▶ [Available data]:
----------

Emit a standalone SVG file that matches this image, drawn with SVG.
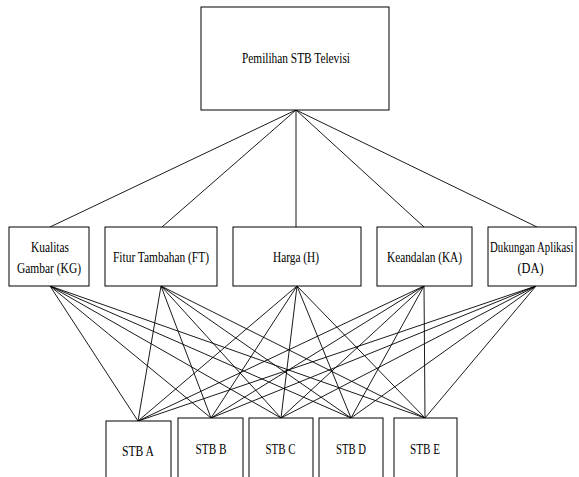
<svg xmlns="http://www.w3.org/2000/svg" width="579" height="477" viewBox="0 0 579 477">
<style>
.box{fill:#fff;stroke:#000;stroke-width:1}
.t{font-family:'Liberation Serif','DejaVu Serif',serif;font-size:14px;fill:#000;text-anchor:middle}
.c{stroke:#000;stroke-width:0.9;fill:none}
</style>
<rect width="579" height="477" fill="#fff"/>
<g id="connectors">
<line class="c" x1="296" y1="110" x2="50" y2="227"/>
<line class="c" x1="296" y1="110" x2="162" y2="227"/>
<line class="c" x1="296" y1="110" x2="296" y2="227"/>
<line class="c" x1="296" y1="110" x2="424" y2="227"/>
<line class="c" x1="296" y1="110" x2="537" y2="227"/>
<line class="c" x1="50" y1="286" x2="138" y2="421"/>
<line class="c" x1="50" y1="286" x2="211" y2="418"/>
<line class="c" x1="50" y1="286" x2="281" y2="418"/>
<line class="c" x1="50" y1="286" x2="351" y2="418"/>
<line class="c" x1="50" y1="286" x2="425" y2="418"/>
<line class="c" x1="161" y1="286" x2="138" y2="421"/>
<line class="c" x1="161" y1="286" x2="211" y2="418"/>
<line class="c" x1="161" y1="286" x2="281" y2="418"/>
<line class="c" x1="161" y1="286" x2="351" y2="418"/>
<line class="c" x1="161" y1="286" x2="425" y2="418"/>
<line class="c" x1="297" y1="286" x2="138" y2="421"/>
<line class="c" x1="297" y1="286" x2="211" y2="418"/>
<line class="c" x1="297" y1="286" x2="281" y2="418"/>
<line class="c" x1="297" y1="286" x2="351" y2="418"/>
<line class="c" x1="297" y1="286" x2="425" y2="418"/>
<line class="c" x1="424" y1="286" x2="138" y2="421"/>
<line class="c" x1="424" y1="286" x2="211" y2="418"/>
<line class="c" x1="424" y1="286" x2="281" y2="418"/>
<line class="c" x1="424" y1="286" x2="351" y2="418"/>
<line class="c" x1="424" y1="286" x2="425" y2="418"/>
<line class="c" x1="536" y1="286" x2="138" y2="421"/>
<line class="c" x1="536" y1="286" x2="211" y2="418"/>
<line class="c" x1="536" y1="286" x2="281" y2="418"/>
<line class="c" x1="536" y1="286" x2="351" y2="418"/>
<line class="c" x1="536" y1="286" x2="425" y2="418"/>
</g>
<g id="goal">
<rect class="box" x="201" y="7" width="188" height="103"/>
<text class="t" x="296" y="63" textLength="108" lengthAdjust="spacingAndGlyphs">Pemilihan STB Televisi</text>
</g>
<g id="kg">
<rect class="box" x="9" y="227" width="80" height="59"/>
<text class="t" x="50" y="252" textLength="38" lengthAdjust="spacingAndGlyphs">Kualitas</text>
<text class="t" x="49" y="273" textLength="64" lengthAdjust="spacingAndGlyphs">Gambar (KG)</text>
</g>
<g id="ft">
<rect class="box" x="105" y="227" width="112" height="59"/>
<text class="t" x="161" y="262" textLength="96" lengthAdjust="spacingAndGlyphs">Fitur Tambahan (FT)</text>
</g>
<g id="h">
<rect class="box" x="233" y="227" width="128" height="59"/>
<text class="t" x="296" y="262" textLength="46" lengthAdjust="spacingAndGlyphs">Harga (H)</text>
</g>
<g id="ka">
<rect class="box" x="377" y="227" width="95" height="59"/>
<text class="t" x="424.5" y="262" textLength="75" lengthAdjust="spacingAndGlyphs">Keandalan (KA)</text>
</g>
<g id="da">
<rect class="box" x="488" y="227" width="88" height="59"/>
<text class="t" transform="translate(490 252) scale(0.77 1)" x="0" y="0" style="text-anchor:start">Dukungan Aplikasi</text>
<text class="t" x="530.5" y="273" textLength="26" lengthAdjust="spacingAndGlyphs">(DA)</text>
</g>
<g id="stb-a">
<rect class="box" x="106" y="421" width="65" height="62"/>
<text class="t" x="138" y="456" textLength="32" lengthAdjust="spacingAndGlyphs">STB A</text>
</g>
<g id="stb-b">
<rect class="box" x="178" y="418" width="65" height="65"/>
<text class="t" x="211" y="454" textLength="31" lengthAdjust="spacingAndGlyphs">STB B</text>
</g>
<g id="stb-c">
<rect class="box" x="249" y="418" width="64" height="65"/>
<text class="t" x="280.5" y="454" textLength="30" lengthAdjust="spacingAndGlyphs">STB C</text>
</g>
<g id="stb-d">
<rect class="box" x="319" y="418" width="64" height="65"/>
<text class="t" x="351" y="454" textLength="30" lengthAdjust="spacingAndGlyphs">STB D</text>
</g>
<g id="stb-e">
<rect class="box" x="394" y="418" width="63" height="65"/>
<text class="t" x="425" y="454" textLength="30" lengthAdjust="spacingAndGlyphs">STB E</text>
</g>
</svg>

----------

▶ [Challenge]: Images in the data above are to be skipped. Retype all other material exactly.

▶ [Written reply]:
Emit a standalone SVG file that matches this image, drawn with SVG.
<svg xmlns="http://www.w3.org/2000/svg" width="579" height="477" viewBox="0 0 579 477">
<style>
.box{fill:#fff;stroke:#000;stroke-width:1}
.t{font-family:'Liberation Serif','DejaVu Serif',serif;font-size:14px;fill:#000;text-anchor:middle}
.c{stroke:#000;stroke-width:0.9;fill:none}
</style>
<rect width="579" height="477" fill="#fff"/>
<g id="connectors">
<line class="c" x1="296" y1="110" x2="50" y2="227"/>
<line class="c" x1="296" y1="110" x2="162" y2="227"/>
<line class="c" x1="296" y1="110" x2="296" y2="227"/>
<line class="c" x1="296" y1="110" x2="424" y2="227"/>
<line class="c" x1="296" y1="110" x2="537" y2="227"/>
<line class="c" x1="50" y1="286" x2="138" y2="421"/>
<line class="c" x1="50" y1="286" x2="211" y2="418"/>
<line class="c" x1="50" y1="286" x2="281" y2="418"/>
<line class="c" x1="50" y1="286" x2="351" y2="418"/>
<line class="c" x1="50" y1="286" x2="425" y2="418"/>
<line class="c" x1="161" y1="286" x2="138" y2="421"/>
<line class="c" x1="161" y1="286" x2="211" y2="418"/>
<line class="c" x1="161" y1="286" x2="281" y2="418"/>
<line class="c" x1="161" y1="286" x2="351" y2="418"/>
<line class="c" x1="161" y1="286" x2="425" y2="418"/>
<line class="c" x1="297" y1="286" x2="138" y2="421"/>
<line class="c" x1="297" y1="286" x2="211" y2="418"/>
<line class="c" x1="297" y1="286" x2="281" y2="418"/>
<line class="c" x1="297" y1="286" x2="351" y2="418"/>
<line class="c" x1="297" y1="286" x2="425" y2="418"/>
<line class="c" x1="424" y1="286" x2="138" y2="421"/>
<line class="c" x1="424" y1="286" x2="211" y2="418"/>
<line class="c" x1="424" y1="286" x2="281" y2="418"/>
<line class="c" x1="424" y1="286" x2="351" y2="418"/>
<line class="c" x1="424" y1="286" x2="425" y2="418"/>
<line class="c" x1="536" y1="286" x2="138" y2="421"/>
<line class="c" x1="536" y1="286" x2="211" y2="418"/>
<line class="c" x1="536" y1="286" x2="281" y2="418"/>
<line class="c" x1="536" y1="286" x2="351" y2="418"/>
<line class="c" x1="536" y1="286" x2="425" y2="418"/>
</g>
<g id="goal">
<rect class="box" x="201" y="7" width="188" height="103"/>
<text class="t" x="296" y="63" textLength="108" lengthAdjust="spacingAndGlyphs">Pemilihan STB Televisi</text>
</g>
<g id="kg">
<rect class="box" x="9" y="227" width="80" height="59"/>
<text class="t" x="50" y="252" textLength="38" lengthAdjust="spacingAndGlyphs">Kualitas</text>
<text class="t" x="49" y="273" textLength="64" lengthAdjust="spacingAndGlyphs">Gambar (KG)</text>
</g>
<g id="ft">
<rect class="box" x="105" y="227" width="112" height="59"/>
<text class="t" x="161" y="262" textLength="96" lengthAdjust="spacingAndGlyphs">Fitur Tambahan (FT)</text>
</g>
<g id="h">
<rect class="box" x="233" y="227" width="128" height="59"/>
<text class="t" x="296" y="262" textLength="46" lengthAdjust="spacingAndGlyphs">Harga (H)</text>
</g>
<g id="ka">
<rect class="box" x="377" y="227" width="95" height="59"/>
<text class="t" x="424.5" y="262" textLength="75" lengthAdjust="spacingAndGlyphs">Keandalan (KA)</text>
</g>
<g id="da">
<rect class="box" x="488" y="227" width="88" height="59"/>
<text class="t" transform="translate(490 252) scale(0.77 1)" x="0" y="0" style="text-anchor:start">Dukungan Aplikasi</text>
<text class="t" x="530.5" y="273" textLength="26" lengthAdjust="spacingAndGlyphs">(DA)</text>
</g>
<g id="stb-a">
<rect class="box" x="106" y="421" width="65" height="62"/>
<text class="t" x="138" y="456" textLength="32" lengthAdjust="spacingAndGlyphs">STB A</text>
</g>
<g id="stb-b">
<rect class="box" x="178" y="418" width="65" height="65"/>
<text class="t" x="211" y="454" textLength="31" lengthAdjust="spacingAndGlyphs">STB B</text>
</g>
<g id="stb-c">
<rect class="box" x="249" y="418" width="64" height="65"/>
<text class="t" x="280.5" y="454" textLength="30" lengthAdjust="spacingAndGlyphs">STB C</text>
</g>
<g id="stb-d">
<rect class="box" x="319" y="418" width="64" height="65"/>
<text class="t" x="351" y="454" textLength="30" lengthAdjust="spacingAndGlyphs">STB D</text>
</g>
<g id="stb-e">
<rect class="box" x="394" y="418" width="63" height="65"/>
<text class="t" x="425" y="454" textLength="30" lengthAdjust="spacingAndGlyphs">STB E</text>
</g>
</svg>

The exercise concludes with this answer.